Input for this task:
==*==
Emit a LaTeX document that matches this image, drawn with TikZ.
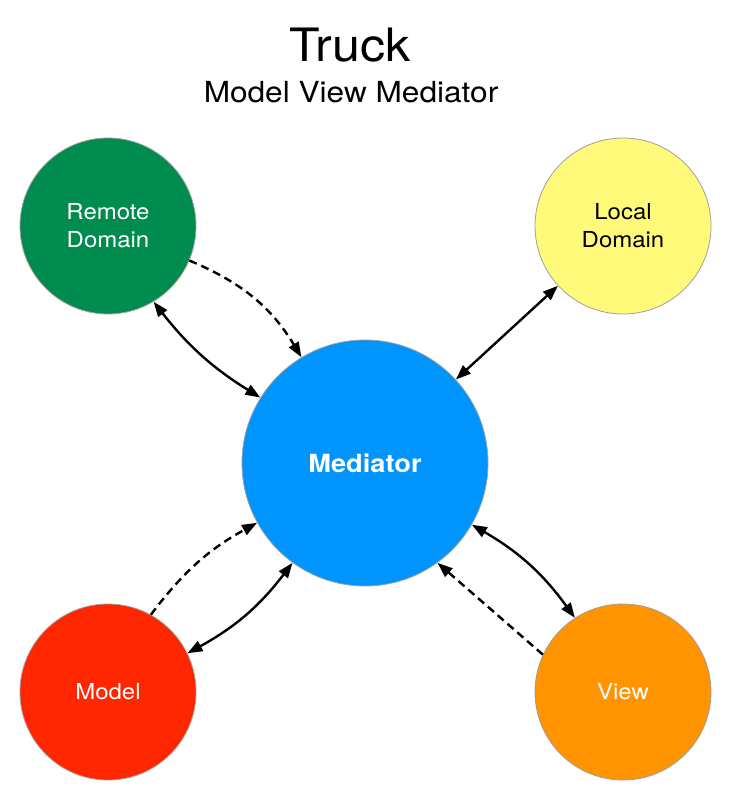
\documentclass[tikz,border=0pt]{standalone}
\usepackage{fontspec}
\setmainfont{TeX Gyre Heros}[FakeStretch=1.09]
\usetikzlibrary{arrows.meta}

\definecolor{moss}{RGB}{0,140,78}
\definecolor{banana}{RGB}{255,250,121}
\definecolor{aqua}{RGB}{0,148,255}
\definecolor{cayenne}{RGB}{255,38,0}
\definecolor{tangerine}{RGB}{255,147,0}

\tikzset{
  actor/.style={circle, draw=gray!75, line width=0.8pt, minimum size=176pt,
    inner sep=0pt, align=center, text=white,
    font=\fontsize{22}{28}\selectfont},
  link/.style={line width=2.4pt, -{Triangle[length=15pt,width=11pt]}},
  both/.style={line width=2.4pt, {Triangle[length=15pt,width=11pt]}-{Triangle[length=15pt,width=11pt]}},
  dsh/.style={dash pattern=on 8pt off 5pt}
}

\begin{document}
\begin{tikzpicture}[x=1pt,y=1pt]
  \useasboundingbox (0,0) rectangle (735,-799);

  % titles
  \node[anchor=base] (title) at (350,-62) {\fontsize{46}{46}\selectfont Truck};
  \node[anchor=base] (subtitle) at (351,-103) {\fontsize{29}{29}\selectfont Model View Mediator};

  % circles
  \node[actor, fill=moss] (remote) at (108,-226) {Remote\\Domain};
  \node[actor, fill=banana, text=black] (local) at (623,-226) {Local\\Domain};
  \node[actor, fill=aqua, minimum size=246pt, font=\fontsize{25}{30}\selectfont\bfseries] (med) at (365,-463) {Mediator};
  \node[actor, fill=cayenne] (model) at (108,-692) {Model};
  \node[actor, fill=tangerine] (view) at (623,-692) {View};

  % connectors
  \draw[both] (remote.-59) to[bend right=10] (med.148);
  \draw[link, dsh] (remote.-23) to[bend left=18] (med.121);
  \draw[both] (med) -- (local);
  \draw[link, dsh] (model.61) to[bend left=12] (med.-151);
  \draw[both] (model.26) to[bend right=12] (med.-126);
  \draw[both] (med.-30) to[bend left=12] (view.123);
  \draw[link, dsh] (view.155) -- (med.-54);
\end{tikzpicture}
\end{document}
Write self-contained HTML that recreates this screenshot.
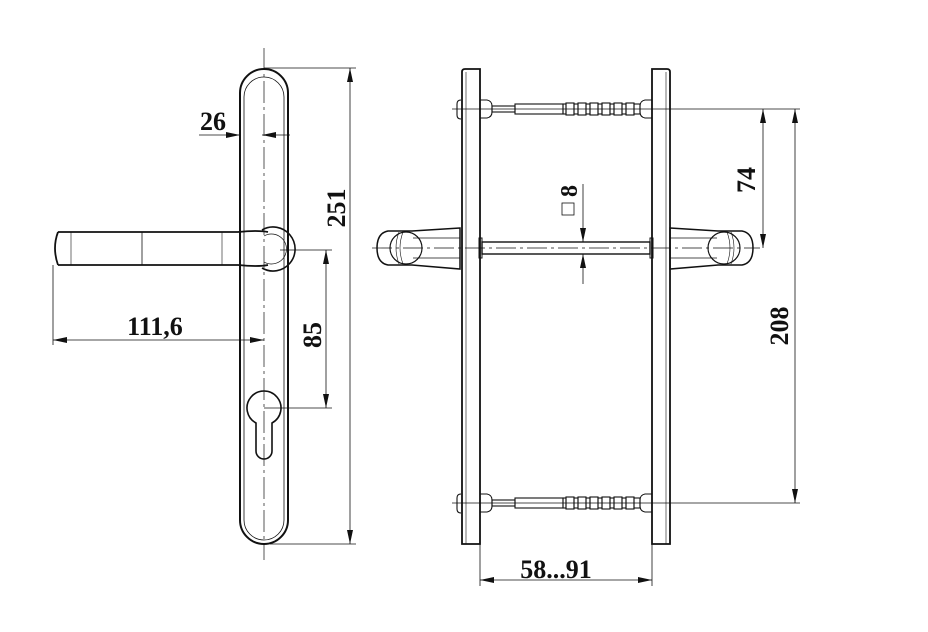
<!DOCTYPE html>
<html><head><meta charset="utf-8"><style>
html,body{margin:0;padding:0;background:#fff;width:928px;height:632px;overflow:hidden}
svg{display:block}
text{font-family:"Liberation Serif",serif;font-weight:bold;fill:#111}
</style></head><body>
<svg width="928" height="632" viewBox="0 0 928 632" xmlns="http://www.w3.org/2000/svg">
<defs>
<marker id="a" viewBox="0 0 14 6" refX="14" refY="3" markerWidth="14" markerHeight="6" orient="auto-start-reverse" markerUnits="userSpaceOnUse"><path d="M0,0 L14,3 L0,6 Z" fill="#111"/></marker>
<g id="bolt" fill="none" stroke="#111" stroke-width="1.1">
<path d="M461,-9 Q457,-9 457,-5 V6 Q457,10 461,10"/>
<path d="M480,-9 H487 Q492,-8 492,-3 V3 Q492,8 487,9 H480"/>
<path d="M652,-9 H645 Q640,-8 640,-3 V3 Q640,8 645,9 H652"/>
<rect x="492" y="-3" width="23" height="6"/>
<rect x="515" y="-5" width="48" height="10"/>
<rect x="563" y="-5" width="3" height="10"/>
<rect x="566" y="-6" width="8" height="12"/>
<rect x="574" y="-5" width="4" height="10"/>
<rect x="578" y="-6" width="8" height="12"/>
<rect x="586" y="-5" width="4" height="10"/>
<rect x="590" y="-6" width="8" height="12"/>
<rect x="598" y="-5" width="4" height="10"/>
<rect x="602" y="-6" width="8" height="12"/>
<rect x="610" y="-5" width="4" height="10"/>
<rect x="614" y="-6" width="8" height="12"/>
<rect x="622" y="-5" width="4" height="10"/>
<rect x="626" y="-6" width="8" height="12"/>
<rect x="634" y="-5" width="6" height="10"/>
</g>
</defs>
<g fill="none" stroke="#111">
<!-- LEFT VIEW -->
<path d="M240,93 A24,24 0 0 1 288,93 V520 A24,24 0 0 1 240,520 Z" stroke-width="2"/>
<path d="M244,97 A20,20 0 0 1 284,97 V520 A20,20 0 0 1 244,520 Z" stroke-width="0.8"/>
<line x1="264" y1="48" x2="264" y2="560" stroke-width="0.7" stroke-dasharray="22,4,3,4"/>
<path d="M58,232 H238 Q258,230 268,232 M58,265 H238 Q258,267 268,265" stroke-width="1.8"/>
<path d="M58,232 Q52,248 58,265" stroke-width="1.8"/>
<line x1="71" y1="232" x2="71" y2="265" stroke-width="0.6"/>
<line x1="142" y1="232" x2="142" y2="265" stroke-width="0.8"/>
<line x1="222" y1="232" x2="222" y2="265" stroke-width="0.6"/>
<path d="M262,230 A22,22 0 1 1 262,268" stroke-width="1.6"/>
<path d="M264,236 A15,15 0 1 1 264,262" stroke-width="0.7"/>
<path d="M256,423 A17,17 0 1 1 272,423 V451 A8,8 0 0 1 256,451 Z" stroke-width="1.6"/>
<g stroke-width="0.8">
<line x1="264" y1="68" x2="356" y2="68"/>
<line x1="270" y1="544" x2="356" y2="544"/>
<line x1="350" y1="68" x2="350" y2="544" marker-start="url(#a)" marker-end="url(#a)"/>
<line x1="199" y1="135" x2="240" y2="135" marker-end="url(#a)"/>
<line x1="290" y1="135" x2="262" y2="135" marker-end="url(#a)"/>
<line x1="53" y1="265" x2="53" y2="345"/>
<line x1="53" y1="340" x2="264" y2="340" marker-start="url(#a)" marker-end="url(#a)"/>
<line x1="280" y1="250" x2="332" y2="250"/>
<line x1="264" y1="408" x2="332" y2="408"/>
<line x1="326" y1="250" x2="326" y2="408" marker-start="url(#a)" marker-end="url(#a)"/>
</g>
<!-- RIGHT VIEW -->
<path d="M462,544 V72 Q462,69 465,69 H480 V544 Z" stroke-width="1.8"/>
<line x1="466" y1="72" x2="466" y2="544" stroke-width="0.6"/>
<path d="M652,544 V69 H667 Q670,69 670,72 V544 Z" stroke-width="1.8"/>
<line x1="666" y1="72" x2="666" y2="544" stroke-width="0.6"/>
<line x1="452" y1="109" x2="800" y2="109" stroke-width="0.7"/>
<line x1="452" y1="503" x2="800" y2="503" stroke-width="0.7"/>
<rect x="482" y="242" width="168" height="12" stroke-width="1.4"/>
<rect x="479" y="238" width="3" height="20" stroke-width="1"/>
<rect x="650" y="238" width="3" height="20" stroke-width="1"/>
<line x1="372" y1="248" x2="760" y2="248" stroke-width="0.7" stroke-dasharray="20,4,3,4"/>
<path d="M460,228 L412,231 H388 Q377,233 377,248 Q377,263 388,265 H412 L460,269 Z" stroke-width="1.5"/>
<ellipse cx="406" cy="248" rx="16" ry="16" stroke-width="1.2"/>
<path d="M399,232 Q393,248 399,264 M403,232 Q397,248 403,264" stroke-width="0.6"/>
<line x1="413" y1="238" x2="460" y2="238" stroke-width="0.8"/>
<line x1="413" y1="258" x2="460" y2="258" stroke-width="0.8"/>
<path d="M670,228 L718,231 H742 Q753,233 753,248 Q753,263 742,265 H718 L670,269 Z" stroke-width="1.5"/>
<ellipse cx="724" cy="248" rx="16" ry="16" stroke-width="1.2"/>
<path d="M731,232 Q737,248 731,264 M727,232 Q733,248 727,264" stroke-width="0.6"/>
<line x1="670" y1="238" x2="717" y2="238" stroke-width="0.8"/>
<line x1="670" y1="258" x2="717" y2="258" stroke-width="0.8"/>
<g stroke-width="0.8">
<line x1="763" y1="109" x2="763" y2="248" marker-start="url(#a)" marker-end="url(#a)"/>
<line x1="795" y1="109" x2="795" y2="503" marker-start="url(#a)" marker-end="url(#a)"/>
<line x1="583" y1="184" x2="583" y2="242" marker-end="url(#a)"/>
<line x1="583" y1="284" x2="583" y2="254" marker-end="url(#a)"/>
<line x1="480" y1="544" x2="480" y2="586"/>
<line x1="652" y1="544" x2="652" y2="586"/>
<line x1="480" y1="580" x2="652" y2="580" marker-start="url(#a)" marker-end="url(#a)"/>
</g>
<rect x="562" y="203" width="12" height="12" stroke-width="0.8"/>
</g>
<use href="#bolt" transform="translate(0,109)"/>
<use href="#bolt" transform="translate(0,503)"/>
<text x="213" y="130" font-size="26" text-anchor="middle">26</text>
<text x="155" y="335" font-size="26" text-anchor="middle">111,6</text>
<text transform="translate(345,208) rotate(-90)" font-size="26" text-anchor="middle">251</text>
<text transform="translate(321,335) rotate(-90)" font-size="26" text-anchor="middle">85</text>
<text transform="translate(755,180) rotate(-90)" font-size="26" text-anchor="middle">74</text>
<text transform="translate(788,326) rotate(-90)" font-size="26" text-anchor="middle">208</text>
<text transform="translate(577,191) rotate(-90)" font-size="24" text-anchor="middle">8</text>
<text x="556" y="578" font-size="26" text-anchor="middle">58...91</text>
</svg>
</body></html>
==*==
Short exercise:
Scan the data above and copy every line with "that" in it.

Written reply:
Emit a LaTeX document that matches this image, drawn with TikZ.
Write self-contained HTML that recreates this screenshot.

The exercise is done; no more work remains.